Solve equations

task1 You are given n, find roots of the polynomial \(x^n + x^{n - 1} + \cdots + x + 1\), that is a polynomial of degree \(n\), that has all coefficints equal to 1. Return roots as one row-matrix.
- Make the function task1 also plot the roots on a complex plane. Just call plot for the matrix with roots.
- comment out the plot that you have just made. Extract real and imaginary parts of the roots and then plot them again by supplying real-valued x and y coordinates of the roots.
task2 Solve the equation \(x + \sin(x)=1\).
task3 solve the system of equations \(\begin{cases} x + \sin(y) = 1 \\ y + \cos(x) = 1 \end{cases}\)
task4 You are given a real number a. Solve the equation \(e^x - e^{-x}=a\). Return for results from the function:
- Solve with fsolve.
- Solve with fzero, you will need to specify a segment where to search for the solution.
- Solve with an explicit expression. Think, how to express x in terms of a.
- The difference between solutions with the explicit expression and with fsolve.

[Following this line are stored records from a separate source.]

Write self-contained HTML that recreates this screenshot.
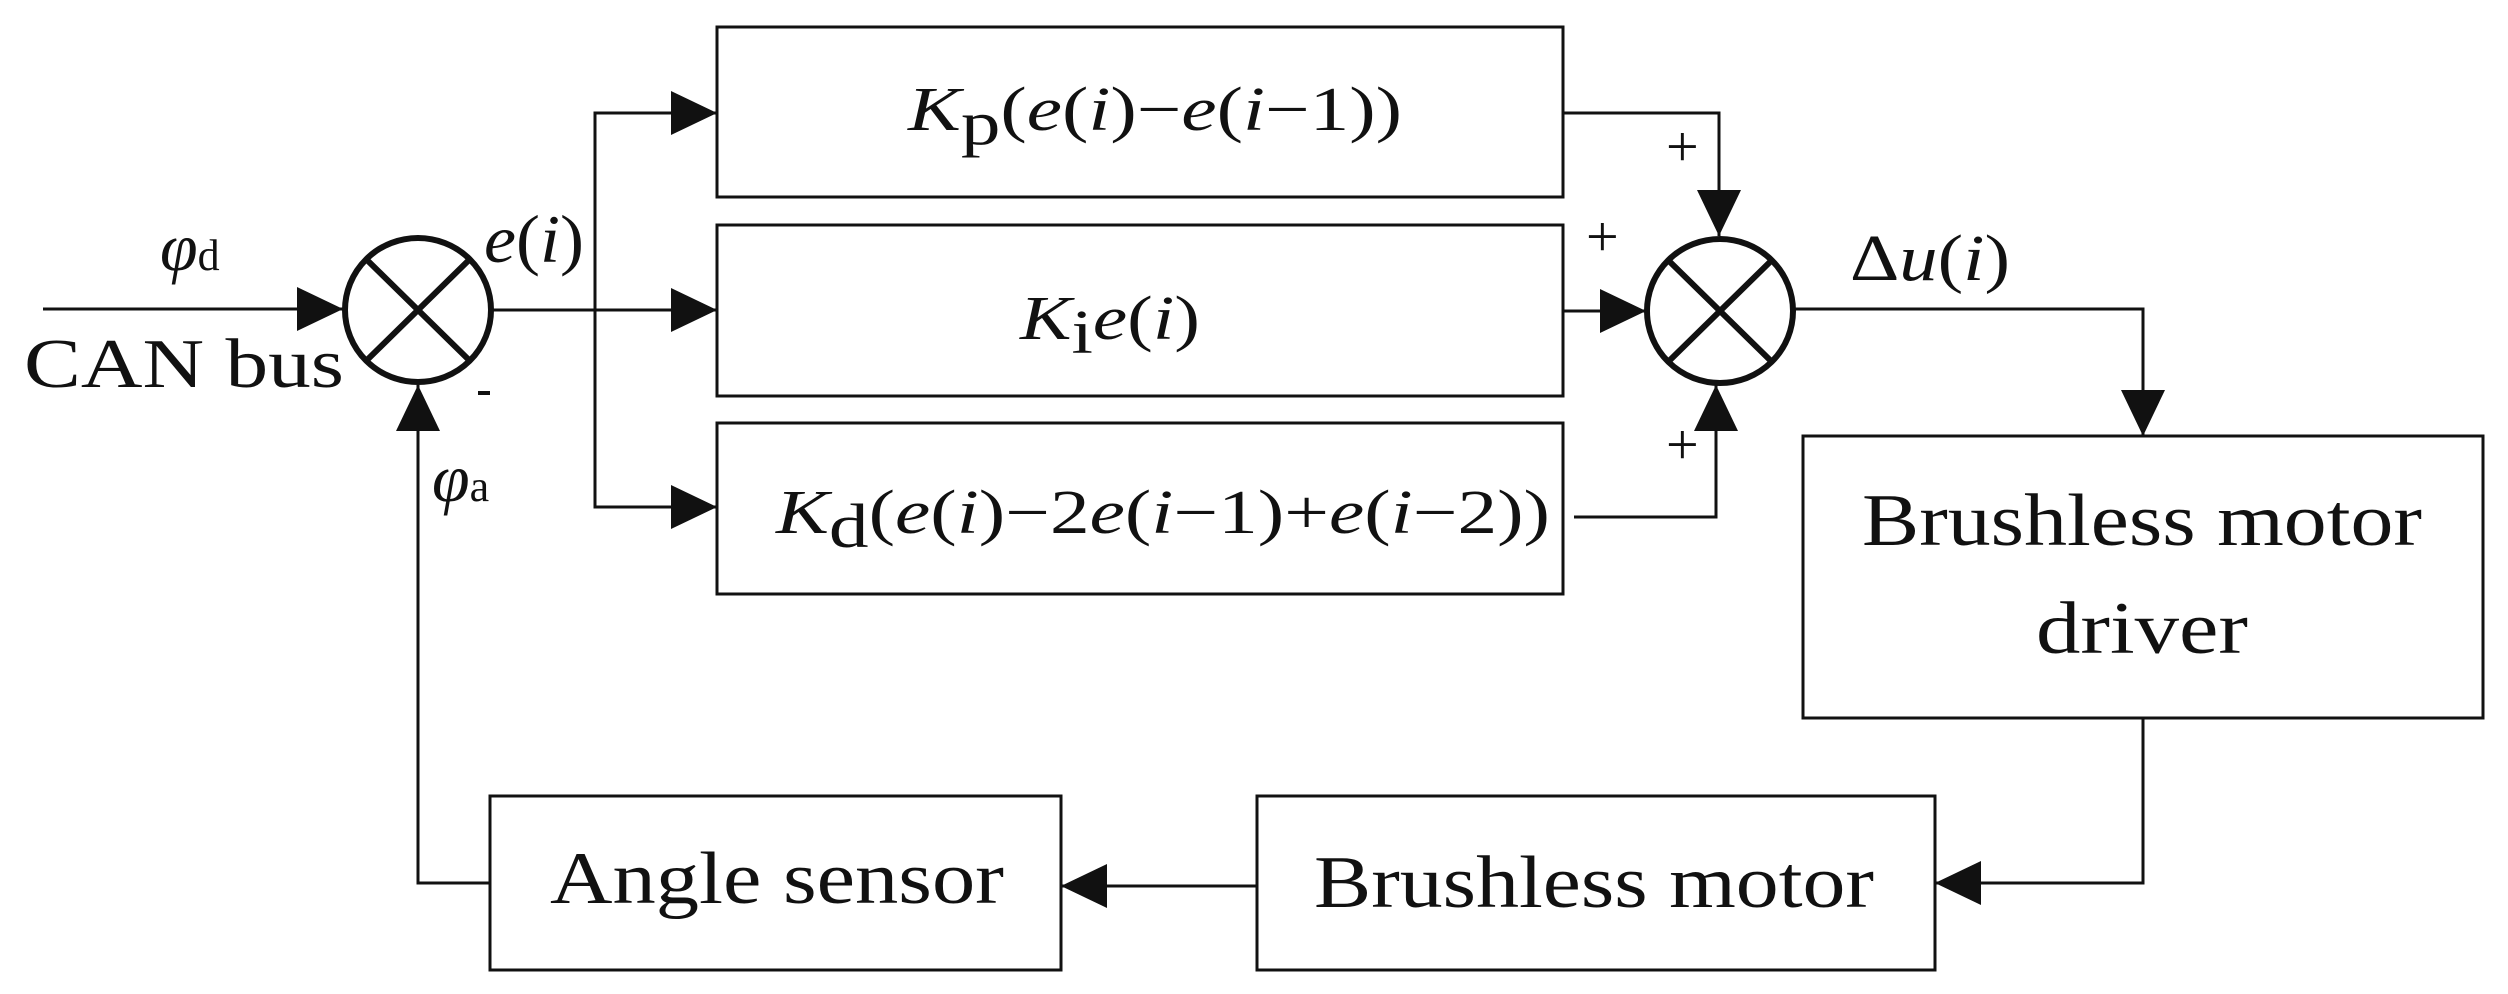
<!DOCTYPE html>
<html><head><meta charset="utf-8"><style>
html,body{margin:0;padding:0;background:#fff}
svg{display:block}
text{font-family:"Liberation Serif",serif;fill:#111}
.m{font-style:italic}
</style></head><body>
<svg width="2508" height="994" viewBox="0 0 2508 994" xmlns="http://www.w3.org/2000/svg">
<defs>
<marker id="a" viewBox="0 0 46 44" refX="46" refY="22" markerWidth="46" markerHeight="44" markerUnits="userSpaceOnUse" orient="auto">
<path d="M0,0 L46,22 L0,44 Z" fill="#111"/></marker>
</defs>
<g fill="none" stroke="#111" stroke-width="3">
<rect x="717" y="27" width="846" height="170"/>
<rect x="717" y="225" width="846" height="171"/>
<rect x="717" y="423" width="846" height="171"/>
<rect x="1803" y="436" width="680" height="282"/>
<rect x="1257" y="796" width="678" height="174"/>
<rect x="490" y="796" width="571" height="174"/>
<path d="M43,309 H343" marker-end="url(#a)"/>
<path d="M493,310 H717" marker-end="url(#a)"/>
<path d="M595,310 V113 H717" marker-end="url(#a)"/>
<path d="M595,310 V507 H717" marker-end="url(#a)"/>
<path d="M490,883 H418 V385" marker-end="url(#a)"/>
<path d="M1563,113 H1719 V236" marker-end="url(#a)"/>
<path d="M1563,311 H1646" marker-end="url(#a)"/>
<path d="M1574,517 H1716 V385" marker-end="url(#a)"/>
<path d="M1794,309 H2143 V436" marker-end="url(#a)"/>
<path d="M2143,718 V883 H1935" marker-end="url(#a)"/>
<path d="M1257,886 H1061" marker-end="url(#a)"/>
</g>
<g fill="none" stroke="#111" stroke-width="6">
<ellipse cx="418" cy="310" rx="73" ry="72"/>
<path d="M366,259 L470,361 M470,259 L366,361"/>
<ellipse cx="1720" cy="311" rx="73" ry="72"/>
<path d="M1668,260 L1772,362 M1772,260 L1668,362"/>
</g>
<path d="M478,393 H490" stroke="#111" stroke-width="4"/>
<g font-size="62">
<text x="160" y="270" class="m" font-size="68">φ<tspan font-style="normal" font-size="44">d</tspan></text>
<text x="24" y="387" font-size="70" textLength="320" lengthAdjust="spacingAndGlyphs">CAN bus</text>
<text x="484" y="262" class="m" font-size="68" textLength="100" lengthAdjust="spacingAndGlyphs">e<tspan font-style="normal">(</tspan>i<tspan font-style="normal">)</tspan></text>
<text x="432" y="501" class="m" font-size="68">φ<tspan font-style="normal" font-size="44">a</tspan></text>
<text x="908" y="130" textLength="494" lengthAdjust="spacingAndGlyphs"><tspan class="m">K</tspan><tspan dy="14">p</tspan><tspan dy="-14">(</tspan><tspan class="m">e</tspan>(<tspan class="m">i</tspan>)−<tspan class="m">e</tspan>(<tspan class="m">i</tspan>−1))</text>
<text x="1020" y="339" textLength="180" lengthAdjust="spacingAndGlyphs"><tspan class="m">K</tspan><tspan dy="14">i</tspan><tspan dy="-14" class="m">e</tspan>(<tspan class="m">i</tspan>)</text>
<text x="776" y="533" textLength="774" lengthAdjust="spacingAndGlyphs"><tspan class="m">K</tspan><tspan dy="14">d</tspan><tspan dy="-14">(</tspan><tspan class="m">e</tspan>(<tspan class="m">i</tspan>)−2<tspan class="m">e</tspan>(<tspan class="m">i</tspan>−1)+<tspan class="m">e</tspan>(<tspan class="m">i</tspan>−2))</text>
<text x="1666" y="166" font-size="58">+</text>
<text x="1586" y="256" font-size="58">+</text>
<text x="1666" y="464" font-size="58">+</text>
<text x="1850" y="280" font-size="66" textLength="160" lengthAdjust="spacingAndGlyphs">Δ<tspan class="m">u</tspan>(<tspan class="m">i</tspan>)</text>
</g>
<g font-size="74">
<text x="1862" y="545" textLength="560" lengthAdjust="spacingAndGlyphs">Brushless motor</text>
<text x="2036" y="653" textLength="212" lengthAdjust="spacingAndGlyphs">driver</text>
<text x="1314" y="907" textLength="560" lengthAdjust="spacingAndGlyphs">Brushless motor</text>
<text x="550" y="903" textLength="454" lengthAdjust="spacingAndGlyphs">Angle sensor</text>
</g>
</svg>
</body></html>
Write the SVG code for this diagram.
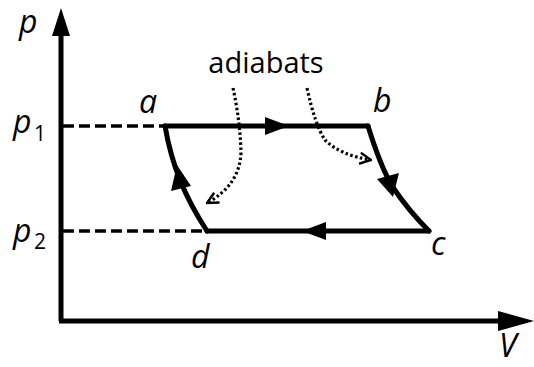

test your function on a = 1 000 000.
task_circles The circle is specified with a matrix of three values: [x, y, r], that is its center and its radius. You are given two circles. Find their intersections. To do this, create a system of two equations, and use fsolve to solve it. Your function should return a matrix with two rows, where intersection points are defined by columns. The function should also draw both circles and use a special marker to mark intersections. Don’t use an explicit expression for evaluating intersections and don’t do any geometry. Just use fsolve.
- To start, find at least one intersection point
- Then find both points. Think, what initial points should be specified for fsolve.